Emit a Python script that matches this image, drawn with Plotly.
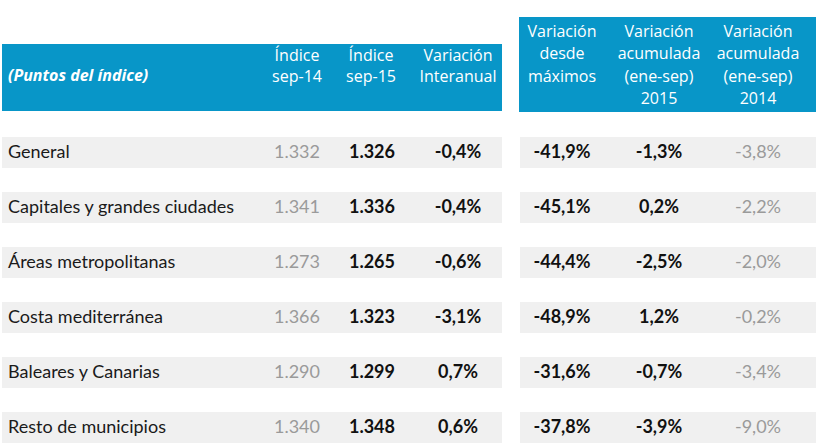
import plotly.graph_objects as go

# data
regions = [
    "General",
    "Capitales y grandes ciudades",
    "Áreas metropolitanas",
    "Costa mediterránea",
    "Baleares y Canarias",
    "Resto de municipios",
]
indice_sep14 = ["1.332", "1.341", "1.273", "1.366", "1.290", "1.340"]
indice_sep15 = ["1.326", "1.336", "1.265", "1.323", "1.299", "1.348"]
var_interanual = ["-0,4%", "-0,4%", "-0,6%", "-3,1%", "0,7%", "0,6%"]
var_maximos = ["-41,9%", "-45,1%", "-44,4%", "-48,9%", "-31,6%", "-37,8%"]
var_acum_2015 = ["-1,3%", "0,2%", "-2,5%", "1,2%", "-0,7%", "-3,9%"]
var_acum_2014 = ["-3,8%", "-2,2%", "-2,0%", "-0,2%", "-3,4%", "-9,0%"]

left_headers = [["Índice", "sep-14"], ["Índice", "sep-15"], ["Variación", "Interanual"]]
right_headers = [
    ["Variación", "desde", "máximos"],
    ["Variación", "acumulada", "(ene-sep)", "2015"],
    ["Variación", "acumulada", "(ene-sep)", "2014"],
]

BLUE = "#0896c8"
BAND = "#f0f0f0"
FONT = "Lato, sans-serif"
HEAD_FONT = "'Open Sans', sans-serif"

W, H = 818, 446
row_y = [153 + 55 * i for i in range(len(regions))]

fig = go.Figure()

# grey row bands, left and right blocks
for x0, x1 in [(2, 502), (520, 816)]:
    fig.add_trace(go.Bar(
        orientation="h",
        y=[y - 0.5 for y in row_y],
        x=[x1 - x0] * len(row_y),
        base=x0,
        width=31,
        marker=dict(color=BAND, line=dict(width=0)),
        hoverinfo="skip",
        showlegend=False,
    ))

# header blocks
fig.add_shape(type="rect", x0=2, x1=502, y0=44, y1=111,
              fillcolor=BLUE, line_width=0, layer="below")
fig.add_shape(type="rect", x0=519, x1=816, y0=17, y1=112,
              fillcolor=BLUE, line_width=0, layer="below")


def text_col(x, texts, color, size=18, bold=False, anchor="middle center"):
    if bold:
        texts = [f"<b>{t}</b>" for t in texts]
    fig.add_trace(go.Scatter(
        x=[x] * len(texts), y=row_y, mode="text", text=texts,
        textposition=anchor,
        textfont=dict(family=FONT, size=size, color=color),
        hoverinfo="skip", showlegend=False,
    ))


text_col(8, regions, "#1a1a1a", anchor="middle right")
text_col(297, indice_sep14, "#9a9a9a")
text_col(372, indice_sep15, "#111111", bold=True)
text_col(458, var_interanual, "#111111", bold=True)
text_col(562, var_maximos, "#111111", bold=True)
text_col(659, var_acum_2015, "#111111", bold=True)
text_col(758, var_acum_2014, "#9a9a9a")


def header_col(x, lines, y_top, step):
    fig.add_trace(go.Scatter(
        x=[x] * len(lines), y=[y_top + step * k for k in range(len(lines))],
        mode="text", text=lines, textposition="middle center",
        textfont=dict(family=HEAD_FONT, size=16, color="white"),
        hoverinfo="skip", showlegend=False,
    ))


for x, lines in zip([297, 371, 458], left_headers):
    header_col(x, lines, 57, 21)
for x, lines in zip([562, 659, 758], right_headers):
    header_col(x, lines, 33, 22.3)

fig.add_trace(go.Scatter(
    x=[8], y=[77], mode="text", text=["<b><i>(Puntos del índice)</i></b>"],
    textposition="middle right",
    textfont=dict(family=HEAD_FONT, size=16, color="white"),
    hoverinfo="skip", showlegend=False,
))

fig.update_layout(
    width=W, height=H,
    margin=dict(l=0, r=0, t=0, b=0),
    paper_bgcolor="white", plot_bgcolor="white",
    barmode="overlay", bargap=0,
    xaxis=dict(range=[0, W], visible=False, fixedrange=True),
    yaxis=dict(range=[H, 0], visible=False, fixedrange=True),
)

fig.write_html(
    "out.html",
    config={"displayModeBar": False, "staticPlot": True},
    post_script="document.body.style.margin='0';",
)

• Your objective: Repeat the listing above up to and including the line with "row_y = [153", starting from its first line. Drop any pictures.

• Exercise answer:
Emit a Python script that matches this image, drawn with Plotly.
import plotly.graph_objects as go

# data
regions = [
    "General",
    "Capitales y grandes ciudades",
    "Áreas metropolitanas",
    "Costa mediterránea",
    "Baleares y Canarias",
    "Resto de municipios",
]
indice_sep14 = ["1.332", "1.341", "1.273", "1.366", "1.290", "1.340"]
indice_sep15 = ["1.326", "1.336", "1.265", "1.323", "1.299", "1.348"]
var_interanual = ["-0,4%", "-0,4%", "-0,6%", "-3,1%", "0,7%", "0,6%"]
var_maximos = ["-41,9%", "-45,1%", "-44,4%", "-48,9%", "-31,6%", "-37,8%"]
var_acum_2015 = ["-1,3%", "0,2%", "-2,5%", "1,2%", "-0,7%", "-3,9%"]
var_acum_2014 = ["-3,8%", "-2,2%", "-2,0%", "-0,2%", "-3,4%", "-9,0%"]

left_headers = [["Índice", "sep-14"], ["Índice", "sep-15"], ["Variación", "Interanual"]]
right_headers = [
    ["Variación", "desde", "máximos"],
    ["Variación", "acumulada", "(ene-sep)", "2015"],
    ["Variación", "acumulada", "(ene-sep)", "2014"],
]

BLUE = "#0896c8"
BAND = "#f0f0f0"
FONT = "Lato, sans-serif"
HEAD_FONT = "'Open Sans', sans-serif"

W, H = 818, 446
row_y = [153 + 55 * i for i in range(len(regions))]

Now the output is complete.